As registrar of Pracheen Kala Kendra, an organisation her late husband and a Tandav dance exponent Madan Lal Koser founded in 1956 in Chandigarh to promote classical dance and music, she has come a long way. “It’s been a beautiful journey in dance,” she says, recalling how she was barely 16 in 1961 when she got married and made the city her home.
“I was only a matriculate at that time. Besides performing, I used to teach dance in Carmel Convent before joining Government College for Girls in 1963. I was a judge along with actors Devika Rani and Prithviraj Kapoor at a cultural festival in Kullu where then Punjab chief minister Pratap Singh Kairon was the chief guest. He watched my kathak performance and suggested I teach dance at GCG,” she says.
It was after she started teaching that she did her graduation, post-graduation and doctorate in dance. Having written two books based on the notes she prepared for her students, she says, “My husband encouraged me to study. My son and daughter were also doing graduation when I was studying.

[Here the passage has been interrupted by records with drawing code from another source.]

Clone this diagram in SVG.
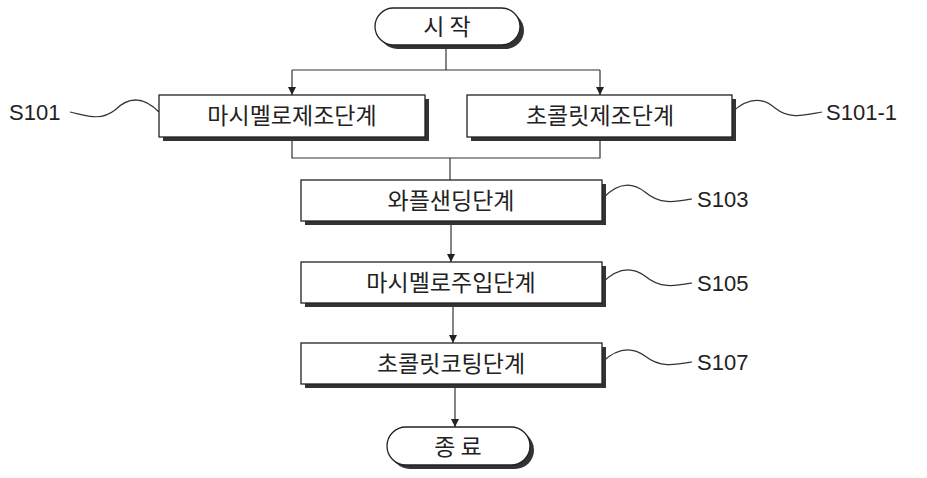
<svg xmlns="http://www.w3.org/2000/svg" width="927" height="478" viewBox="0 0 927 478">
<defs>
<style>
.b{fill:#fff;stroke:#222;stroke-width:1.3}
.s{fill:#333}
.t{font-family:"Noto Sans CJK KR","Noto Sans",sans-serif;font-size:23px;fill:#222;text-anchor:middle}
.l{font-family:"Liberation Sans",Arial,sans-serif;font-size:22px;fill:#222}
.c{fill:none;stroke:#333;stroke-width:1.2}
</style>
<marker id="a" viewBox="0 0 10 10" refX="10" refY="5" markerWidth="8" markerHeight="10" markerUnits="userSpaceOnUse" orient="auto"><path d="M0,0L10,5L0,10z" fill="#222"/></marker>
</defs>
<rect width="927" height="478" fill="#fff"/>
<g id="connectors" class="c">
<path d="M446,45V70"/>
<path d="M292,70H600"/>
<path d="M292,70V95" marker-end="url(#a)"/>
<path d="M600,70V95" marker-end="url(#a)"/>
<path d="M292,137V158H600V137"/>
<path d="M450,158V180"/>
<path d="M451,221V262" marker-end="url(#a)"/>
<path d="M453,303V343" marker-end="url(#a)"/>
<path d="M455,384V427" marker-end="url(#a)"/>
<path d="M70,112C85,115 100,122 115,110C130,95 145,98 159,112"/>
<path d="M732,112C745,100 760,95 775,108C790,120 805,115 822,112"/>
<path d="M602,199C615,185 630,180 645,192C660,205 675,202 692,199"/>
<path d="M602,283C615,270 630,265 645,276C660,289 675,286 692,283"/>
<path d="M602,362C615,350 630,345 645,356C660,368 675,365 692,362"/>
</g>
<g id="start"><rect class="s" x="379" y="12" width="145" height="37" rx="18.5"/><rect class="b" x="375" y="8" width="145" height="37" rx="18.5"/><text class="t" x="447" y="35">시 작</text></g>
<g id="s101"><rect class="s" x="163" y="99" width="266" height="42"/><rect class="b" x="159" y="95" width="266" height="42"/><text class="t" x="292" y="124">마시멜로제조단계</text></g>
<g id="s101-1"><rect class="s" x="471" y="99" width="265" height="42"/><rect class="b" x="467" y="95" width="265" height="42"/><text class="t" x="600" y="124">초콜릿제조단계</text></g>
<g id="s103"><rect class="s" x="305" y="184" width="301" height="41"/><rect class="b" x="301" y="180" width="301" height="41"/><text class="t" x="451" y="209">와플샌딩단계</text></g>
<g id="s105"><rect class="s" x="305" y="266" width="301" height="41"/><rect class="b" x="301" y="262" width="301" height="41"/><text class="t" x="451" y="291">마시멜로주입단계</text></g>
<g id="s107"><rect class="s" x="305" y="347" width="301" height="41"/><rect class="b" x="301" y="343" width="301" height="41"/><text class="t" x="451" y="372">초콜릿코팅단계</text></g>
<g id="end"><rect class="s" x="391" y="431" width="143" height="38" rx="19"/><rect class="b" x="387" y="427" width="143" height="38" rx="19"/><text class="t" x="458" y="455">종 료</text></g>
<g id="labels">
<text class="l" x="9" y="120">S101</text>
<text class="l" x="826" y="120">S101-1</text>
<text class="l" x="697" y="207">S103</text>
<text class="l" x="697" y="291">S105</text>
<text class="l" x="697" y="370">S107</text>
</g>
</svg>
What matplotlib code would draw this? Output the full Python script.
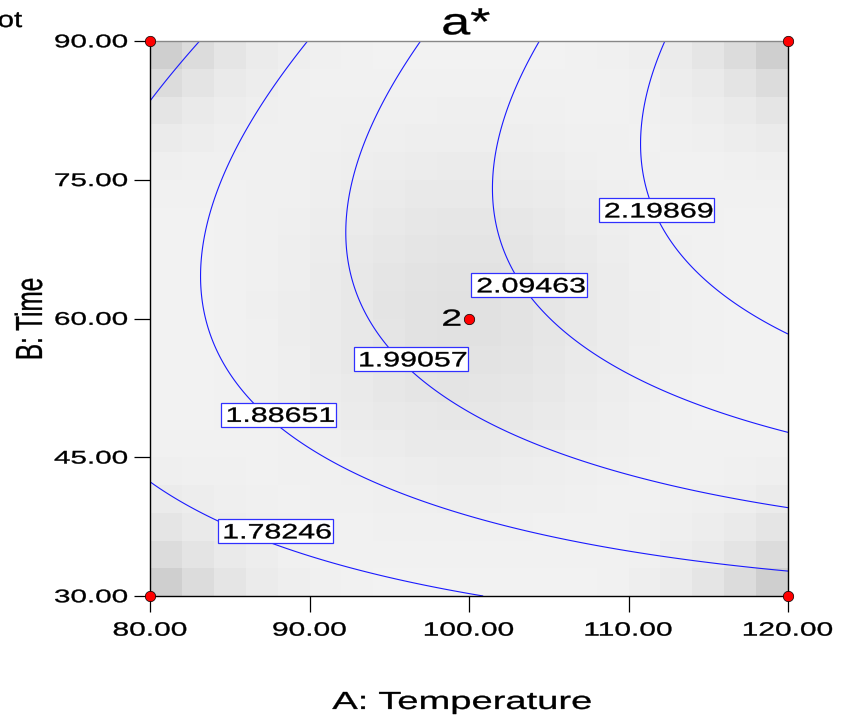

They’ve been very supportive.”
The quality she looks for in a student is self discipline. “The commitment to practice and eagerness to learn make a good dancer.” Her students include generations of dancers and she is particularly proud of grooming actress Poonam Dhillon.
Punctual and professional
The third among seven siblings, Shobha’s father was a doctor and her mother a student of science in Agra. “Though my mother chose to be a homemaker, she noticed my flair for dance early and was instrumental in introducing me to kathak and playing the tabla and sitar. My father was conservative but she was ahead of her time. She got Guru Kanhiya Lal to teach me at home and soon I was performing on stage. I was in Class 8 when I performed before then president Rajendra Prasad at Rashtrapati Bhavan,” she says.
Shobha, who went on to train under Guru Kundan Lal Gangani, still considers her mother has her first teacher. She taught her the importance of discipline, grace and living in the moment. “She would say when you’re dancing, forget everything else,” says the Sangeet Natak Akademi awardee.
Shobha is punctual and organised. “I reach 10 minutes before time for any appointment because it makes me feel at peace. I don’t procrastinate. What has to be done will be done today. Kal ka kya bharosa (tomorrow is uncertain),” she says, adding that she plans her day at the start.
Despite her advancing age, she is particular about honouring her commitments.
“Age is a factor and I accept it gracefully. It is important to listen to the body and mould your dance accordingly. I have taken risks to keep my commitments, including performing with a fracture in the leg,” she says with a smile.
Dance is divine
Dance is uplifting spiritually, mentally and physically. “It has taught me to never give up. I’ve overcome cancer and have been living with diabetes for 26 years. I was bedridden for a year in 1989 after a paralytic attack but maine haar nahin maani (I didn’t give up). I didn’t want pity and healed with God’s grace,” she says. “I can’t bend my right thumb but it doesn’t come in the way of the mudras so I’m fine with it. Nothing will stop me from dancing,” she says.
Shobha has seen the city transform from a deserted town to a populous city. “There’s so much traffic! Almost every house has four cars now. It wasn’t meant to grow like this but it is still home, and beautiful,” she says.